The tweet was in response to ongoing protests in Minneapolis. In it, President Trump said "the Military is with" Minnesota's governor and that “any difficulty and we will assume control but, when the looting starts, the shooting starts.”

According to Twitter’s official communications account, the platform applied the label “in the interest of preventing others from being inspired to commit violent acts.” But it said it would leave the tweet up because the public should “still be able to see the Tweet given its relevance to ongoing matters of public importance.”

In order to see the tweet, users have to click through an explanation about why it was flagged. The notice also limits engagements with the tweet, meaning people won't be able to like, reply or retweet it. They can retweet with comment.

Twitter’s response is notable because it's a slight deviation from how it's handled past threats of violence made by the president.
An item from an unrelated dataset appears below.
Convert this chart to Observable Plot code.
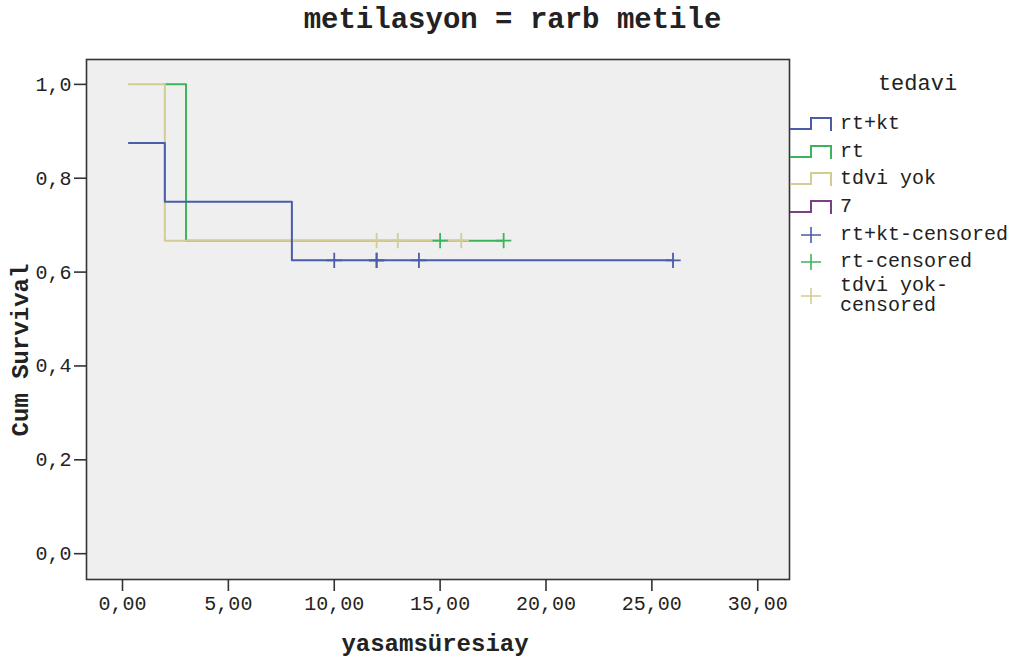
<!DOCTYPE html>
<html><head><meta charset="utf-8">
<script src="https://cdn.jsdelivr.net/npm/d3@7"></script>
<script src="https://cdn.jsdelivr.net/npm/@observablehq/plot@0.6"></script>
<style>
body{margin:0;background:#fff;font-family:"Liberation Mono","DejaVu Sans Mono",monospace;color:#222;}
#wrap{position:relative;width:1025px;height:659px;overflow:hidden;}
#chart svg{position:absolute;left:0;top:0;}
#title{position:absolute;left:0;width:1025px;top:6px;text-align:center;font-weight:bold;font-size:29px;line-height:29px;white-space:nowrap;}
#xtitle{position:absolute;left:435px;top:645px;transform:translate(-50%,-50%);font-weight:bold;font-size:24px;line-height:24px;white-space:nowrap;}
#ytitle{position:absolute;left:22px;top:350px;transform:translate(-50%,-50%) rotate(-90deg);font-weight:bold;font-size:24px;line-height:24px;white-space:nowrap;}
#legend{position:absolute;left:790px;top:72px;width:235px;}
#legend .lt{width:235px;text-align:center;font-size:22px;line-height:26px;padding-left:20px;box-sizing:border-box;margin-bottom:12px;}
#legend .item{display:flex;align-items:center;min-height:27.7px;font-size:20px;line-height:20px;}
#legend .icon{width:50px;flex:0 0 50px;height:20px;}
#legend .txt{width:180px;}
</style></head>
<body>
<div id="wrap">
  <div id="chart"></div>
  <div id="title"></div>
  <div id="xtitle"></div>
  <div id="ytitle"></div>
  <div id="legend"></div>
</div>
<script>
// ---- data ----
const chartTitle = "metilasyon = rarb metile";
const xLabel = "yasamsüresiay";
const yLabel = "Cum Survival";
const legendTitle = "tedavi";
const groups = ["rt+kt", "rt", "tdvi yok", "7"];
const groupColors = ["#4c5ca9", "#3fb35c", "#d3cd93", "#7a3f86"];
const censoredLabels = ["rt+kt-censored", "rt-censored", "tdvi yok-censored"];

// step curves (time, cumulative survival)
const rtktTime = [0.3, 2, 8, 26];
const rtktSurv = [0.875, 0.75, 0.625, 0.625];
const rtTime = [2, 3, 18];
const rtSurv = [1.0, 0.667, 0.667];
const yokTime = [0.3, 2, 16];
const yokSurv = [1.0, 0.667, 0.667];

// censored observations
const rtktCensTime = [10, 12, 12, 14, 26];
const rtktCensSurv = [0.625, 0.625, 0.625, 0.625, 0.625];
const rtCensTime = [15, 18];
const rtCensSurv = [0.667, 0.667];
const yokCensTime = [12, 13, 16];
const yokCensSurv = [0.667, 0.667, 0.667];

const xTicks = [0, 5, 10, 15, 20, 25, 30];
const yTicks = [0, 0.2, 0.4, 0.6, 0.8, 1.0];

// ---- build tables ----
const toRows = (g, ts, ss) => ts.map((t, i) => ({group: g, time: t, surv: ss[i]}));
const curves = [
  ...toRows("rt", rtTime, rtSurv),
  ...toRows("tdvi yok", yokTime, yokSurv),
  ...toRows("rt+kt", rtktTime, rtktSurv)
];
const cens = [
  ...toRows("rt", rtCensTime, rtCensSurv),
  ...toRows("tdvi yok", yokCensTime, yokCensSurv),
  ...toRows("rt+kt", rtktCensTime, rtktCensSurv)
];
const colorOf = g => groupColors[groups.indexOf(g)];
const comma = (v, d) => v.toFixed(d).replace(".", ",");

const plot = Plot.plot({
  width: 1025,
  height: 659,
  marginLeft: 86,
  marginRight: 236,
  marginTop: 59,
  marginBottom: 80,
  style: {fontFamily: "Liberation Mono, monospace", fontSize: "20px", color: "#222", background: "transparent"},
  x: {domain: [-1.7, 31.5]},
  y: {domain: [-0.055, 1.053]},
  marks: [
    Plot.frame({fill: "#efefef", stroke: "none"}),
    Plot.line(curves, {x: "time", y: "surv", z: "group", stroke: d => colorOf(d.group), curve: "step-after", strokeWidth: 2}),
    Plot.dot(cens, {x: "time", y: "surv", symbol: "plus", r: 5, stroke: d => colorOf(d.group), strokeWidth: 1.8}),
    Plot.frame({stroke: "#333", strokeWidth: 1.6}),
    Plot.axisX({ticks: xTicks, tickFormat: d => comma(d, 2), tickSize: 12, tickPadding: 4, fontSize: 20, label: null, stroke: "#333", strokeWidth: 1.6}),
    Plot.axisY({ticks: yTicks, tickFormat: d => comma(d, 1), tickSize: 12, tickPadding: 3, fontSize: 20, label: null, stroke: "#333", strokeWidth: 1.6})
  ]
});
document.getElementById("chart").appendChild(plot);
document.getElementById("title").textContent = chartTitle;
document.getElementById("xtitle").textContent = xLabel;
document.getElementById("ytitle").textContent = yLabel;

// ---- legend ----
const lg = document.getElementById("legend");
const lt = document.createElement("div");
lt.className = "lt"; lt.textContent = legendTitle; lg.appendChild(lt);
groups.forEach((g, i) => {
  const it = document.createElement("div"); it.className = "item";
  it.innerHTML = `<svg class="icon" width="50" height="20"><path d="M0,15H21V4H41V17" fill="none" stroke="${groupColors[i]}" stroke-width="2"/></svg>`;
  const tx = document.createElement("span"); tx.className = "txt"; tx.textContent = g; it.appendChild(tx);
  lg.appendChild(it);
});
censoredLabels.forEach((lab, i) => {
  const it = document.createElement("div"); it.className = "item";
  it.innerHTML = `<svg class="icon" width="50" height="20"><path d="M11,10H31M21,2V18" fill="none" stroke="${groupColors[i]}" stroke-width="1.6"/></svg>`;
  const tx = document.createElement("span"); tx.className = "txt"; tx.textContent = lab; it.appendChild(tx);
  lg.appendChild(it);
});
</script>
</body></html>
Historically, Twitter hasn’t reprimanded President Trump for breaking those rules. 

For instance, in 2017, he made a threat toward North Korea and its leader, Kim Jong-un, saying “they won't be around much longer!” While Twitter recognized the tweet broke rules against promoting violence, it decided that it should stay up because of its “newsworthiness.”

Since then, he’s made similar threats toward Iran. In early 2020, President Trump published a series of tweets saying that if Iran retaliated against the U.S. for killing one of its top ambassadors, it would face U.S. attacks on “52 Iranian sites.” Twitter did not apply warning labels to those tweets.

Regardless, the move will likely escalate ongoing tensions between Twitter and the president. Earlier this week, the company fact-checked two of President Trump’s tweets for containing misleading information about voting. 

President Trump responded by signing an executive order intended to scale back Section 230 of the Communications Decency Act — a law that protects social media companies from being sued over content posted to their platform and allows them to decide how they’ll moderate that content.